Written exercise:
Begin at the top of the entries below and write out every line through the one containing "am_data = [0, 34.8, 63.9, 79.9, 91.9, 97.3, 99.3, 99.5, 99.5]", excluding pictures.

Rows from a dataset of charts and code:

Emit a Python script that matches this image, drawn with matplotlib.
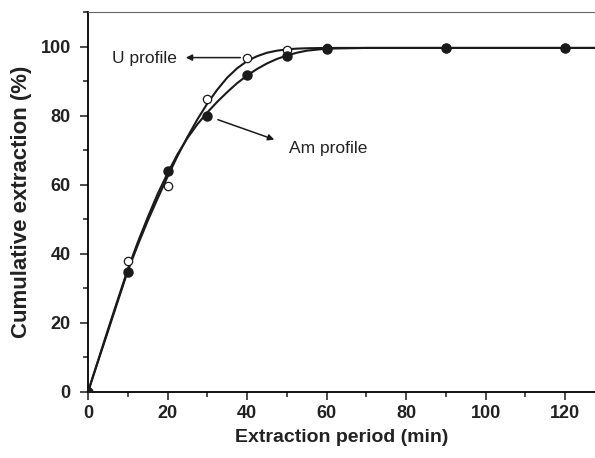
import matplotlib
matplotlib.use("Agg")
from matplotlib import pyplot as plt
from matplotlib.ticker import MultipleLocator

plt.rcParams["font.family"] = ["Liberation Sans", "DejaVu Sans"]

# measured points
t = [0, 10, 20, 30, 40, 50, 60, 90, 120]
u_data = [0, 37.9, 59.5, 84.7, 96.6, 99.0, 99.5, 99.5, 99.5]
am_data = [0, 34.8, 63.9, 79.9, 91.9, 97.3, 99.3, 99.5, 99.5]

# fitted curves
t_fit = [0, 2.5, 5, 7.5, 10, 12.5, 15, 17.5, 20, 22.5, 25, 27.5, 30, 32.5, 35,
         37.5, 40, 42.5, 45, 47.5, 50, 52.5, 55, 60, 70, 80, 100, 128]
u_fit = [0, 8.8, 17.5, 26.3, 35, 42.5, 49.5, 56, 62.3, 68.3, 73.8, 78.9, 83.5,
         87.5, 91, 93.7, 95.8, 97.2, 98.2, 98.8, 99.2, 99.4, 99.5, 99.6, 99.6, 99.6, 99.6, 99.6]
am_fit = [0, 9, 18, 26.8, 35.5, 43.3, 50.5, 57.3, 63.3, 68.8, 73.5, 77.5, 80.9,
          84, 86.8, 89.4, 91.6, 93.5, 95.1, 96.4, 97.4, 98.2, 98.8, 99.4, 99.6, 99.6, 99.6, 99.6]

fig = plt.figure(figsize=(5.95, 4.58), dpi=100)
ax = fig.add_axes([88 / 595, 66 / 458, 1 - 88 / 595, 380 / 458])

ax.plot(t_fit, u_fit, color="#1a1a1a", lw=1.5)
ax.plot(t_fit, am_fit, color="#1a1a1a", lw=1.5)
ax.plot(t, u_data, "o", mfc="white", mec="#1a1a1a", ms=6, mew=0.9, zorder=3)
ax.plot(t, am_data, "o", color="#1a1a1a", ms=6.5, zorder=3)

ax.annotate("", xy=(23.9, 96.8), xytext=(39, 96.8),
            arrowprops=dict(arrowstyle="-|>", color="#1a1a1a", lw=1.1, mutation_scale=9))
ax.text(14.3, 96.6, "U profile", ha="center", va="center", fontsize=12.5, color="#222222")
ax.annotate("", xy=(47.5, 72.8), xytext=(32, 79.1),
            arrowprops=dict(arrowstyle="-|>", color="#1a1a1a", lw=1.1, mutation_scale=9))
ax.text(50.5, 70.6, "Am profile", ha="left", va="center", fontsize=12.5, color="#222222")

ax.set_xlim(0, 127.5)
ax.set_ylim(0, 110)
ax.xaxis.set_major_locator(MultipleLocator(20))
ax.xaxis.set_minor_locator(MultipleLocator(10))
ax.yaxis.set_major_locator(MultipleLocator(20))
ax.yaxis.set_minor_locator(MultipleLocator(10))
ax.tick_params(which="both", direction="out", width=1.1, color="#1a1a1a")
ax.tick_params(which="major", length=6, labelsize=13)
ax.tick_params(axis="y", which="major", pad=6.5)
ax.tick_params(which="minor", length=3.5)
for lab in ax.get_xticklabels() + ax.get_yticklabels():
    lab.set_fontweight("bold")
    lab.set_color("#222222")

ax.spines["left"].set_linewidth(1.3)
ax.spines["bottom"].set_linewidth(1.3)
ax.spines["top"].set_linewidth(0.8)
ax.spines["top"].set_color("#666666")
ax.spines["right"].set_visible(False)

ax.set_xlabel("Extraction period (min)", fontsize=14, fontweight="bold", color="#222222", labelpad=5)
ax.set_ylabel("Cumulative extraction (%)", fontsize=16, fontweight="bold", color="#222222", labelpad=6)

fig.savefig("out.png", dpi=100)
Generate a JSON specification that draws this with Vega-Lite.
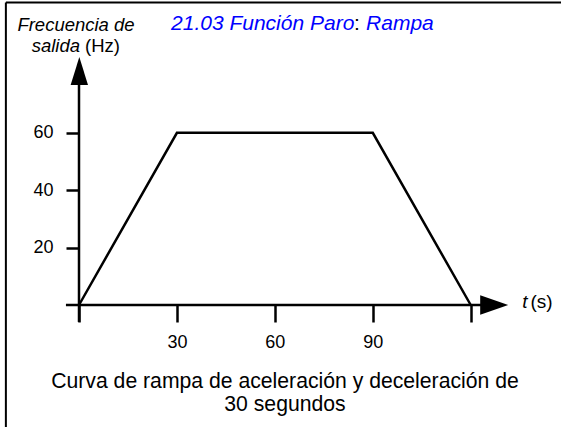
{
  "$schema": "https://vega.github.io/schema/vega-lite/v6.json",
  "width": 457,
  "height": 244,
  "autosize": {"type": "none"},
  "padding": {"left": 79, "top": 61, "right": 25, "bottom": 122},
  "background": "white",
  "config": {"view": {"stroke": null}, "font": "Liberation Sans"},
  "data": {"values": [{"t": 0, "f": 0}, {"t": 30, "f": 60}, {"t": 90, "f": 60}, {"t": 120, "f": 0}]},
  "layer": [
    {
      "mark": {"type": "line", "color": "black", "strokeWidth": 2.5},
      "encoding": {
        "x": {"field": "t", "type": "quantitative", "scale": {"domain": [0, 140], "nice": false, "zero": false},
          "axis": {"values": [0, 30, 60, 90, 120], "domain": false, "grid": false, "ticks": true, "tickSize": 17, "tickWidth": 2.5, "tickColor": "black",
            "labelExpr": "datum.value == 0 || datum.value == 120 ? '' : datum.label", "labelFontSize": 18, "labelColor": "black", "labelPadding": 11, "labelFont": "Liberation Sans", "title": null}},
        "y": {"field": "f", "type": "quantitative", "scale": {"domain": [0, 85], "nice": false, "zero": false},
          "axis": {"values": [20, 40, 60], "domain": false, "grid": false, "ticks": true, "tickSize": 13, "tickWidth": 2.5, "tickColor": "black",
            "labelFontSize": 18, "labelColor": "black", "labelPadding": 13, "labelFont": "Liberation Sans", "title": null}}
      }
    },
    {
      "data": {"values": [{}]},
      "mark": {"type": "rule", "color": "black", "strokeWidth": 2.5},
      "encoding": {"x": {"datum": -4, "type": "quantitative"}, "x2": {"datum": 127}, "y": {"datum": 0, "type": "quantitative"}}
    },
    {
      "data": {"values": [{}]},
      "mark": {"type": "rule", "color": "black", "strokeWidth": 2.5},
      "encoding": {"x": {"datum": 0, "type": "quantitative"}, "y": {"datum": -5.9, "type": "quantitative"}, "y2": {"datum": 81}}
    },
    {
      "data": {"values": [{}]},
      "mark": {"type": "point", "shape": "M-1,-0.7L1,0L-1,0.7Z", "size": 784, "filled": true, "color": "black", "opacity": 1, "strokeWidth": 0},
      "encoding": {"x": {"datum": 127.2, "type": "quantitative"}, "y": {"datum": 0, "type": "quantitative"}}
    },
    {
      "data": {"values": [{}]},
      "mark": {"type": "point", "shape": "M0,-1L0.62,1L-0.62,1Z", "size": 784, "filled": true, "color": "black", "opacity": 1, "strokeWidth": 0},
      "encoding": {"x": {"datum": 0.1, "type": "quantitative"}, "y": {"datum": 81.5, "type": "quantitative"}}
    },
    {
      "data": {"values": [{}]},
      "mark": {"type": "rule", "color": "black", "strokeWidth": 2},
      "encoding": {"x": {"datum": -22.4, "type": "quantitative"}, "y": {"datum": -43, "type": "quantitative"}, "y2": {"datum": 105.4}}
    },
    {
      "data": {"values": [{}]},
      "mark": {"type": "rule", "color": "black", "strokeWidth": 2},
      "encoding": {"x": {"datum": -22.4, "type": "quantitative"}, "x2": {"datum": 148}, "y": {"datum": 105.4, "type": "quantitative"}}
    },
    {
      "data": {"values": [{}]},
      "mark": {"type": "text", "text": "Frecuencia de", "fontStyle": "italic", "fontSize": 18.5, "align": "center", "baseline": "alphabetic", "color": "black"},
      "encoding": {"x": {"datum": -0.92, "type": "quantitative"}, "y": {"datum": 95.5, "type": "quantitative"}}
    },
    {
      "data": {"values": [{}]},
      "mark": {"type": "text", "text": "salida", "fontStyle": "italic", "fontSize": 18.5, "align": "right", "baseline": "alphabetic", "color": "black"},
      "encoding": {"x": {"datum": 0.31, "type": "quantitative"}, "y": {"datum": 88.1, "type": "quantitative"}}
    },
    {
      "data": {"values": [{}]},
      "mark": {"type": "text", "text": "(Hz)", "fontSize": 18.5, "align": "left", "baseline": "alphabetic", "color": "black"},
      "encoding": {"x": {"datum": 1.84, "type": "quantitative"}, "y": {"datum": 88.1, "type": "quantitative"}}
    },
    {
      "data": {"values": [{}]},
      "mark": {"type": "text", "text": "21.03 Función Paro", "fontStyle": "italic", "fontSize": 21, "align": "left", "baseline": "alphabetic", "color": "#0000ff"},
      "encoding": {"x": {"datum": 28.19, "type": "quantitative"}, "y": {"datum": 95.8, "type": "quantitative"}}
    },
    {
      "data": {"values": [{}]},
      "mark": {"type": "text", "text": ":", "fontSize": 21, "align": "left", "baseline": "alphabetic", "color": "black"},
      "encoding": {"x": {"datum": 84.27, "type": "quantitative"}, "y": {"datum": 95.8, "type": "quantitative"}}
    },
    {
      "data": {"values": [{}]},
      "mark": {"type": "text", "text": "Rampa", "fontStyle": "italic", "fontSize": 21, "align": "left", "baseline": "alphabetic", "color": "#0000ff"},
      "encoding": {"x": {"datum": 87.95, "type": "quantitative"}, "y": {"datum": 95.8, "type": "quantitative"}}
    },
    {
      "data": {"values": [{}]},
      "mark": {"type": "text", "text": "t", "fontStyle": "italic", "fontSize": 19, "align": "left", "baseline": "alphabetic", "color": "black"},
      "encoding": {"x": {"datum": 135.75, "type": "quantitative"}, "y": {"datum": -1.05, "type": "quantitative"}}
    },
    {
      "data": {"values": [{}]},
      "mark": {"type": "text", "text": "(s)", "fontSize": 19, "align": "left", "baseline": "alphabetic", "color": "black"},
      "encoding": {"x": {"datum": 138.3, "type": "quantitative"}, "y": {"datum": -1.05, "type": "quantitative"}}
    },
    {
      "data": {"values": [{}]},
      "mark": {"type": "text", "text": ["Curva de rampa de aceleración y deceleración de", "30 segundos"], "fontSize": 21.2, "lineHeight": 23.5, "align": "center", "baseline": "alphabetic", "color": "black"},
      "encoding": {"x": {"datum": 63.1, "type": "quantitative"}, "y": {"datum": -28.9, "type": "quantitative"}}
    }
  ]
}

Answer for this exercise:
Emit a Python script that matches this image, drawn with matplotlib.
import matplotlib
matplotlib.use("Agg")
from matplotlib import pyplot as plt
from matplotlib.ticker import MultipleLocator

plt.rcParams["font.family"] = ["Liberation Sans", "DejaVu Sans"]

# measured points
t = [0, 10, 20, 30, 40, 50, 60, 90, 120]
u_data = [0, 37.9, 59.5, 84.7, 96.6, 99.0, 99.5, 99.5, 99.5]
am_data = [0, 34.8, 63.9, 79.9, 91.9, 97.3, 99.3, 99.5, 99.5]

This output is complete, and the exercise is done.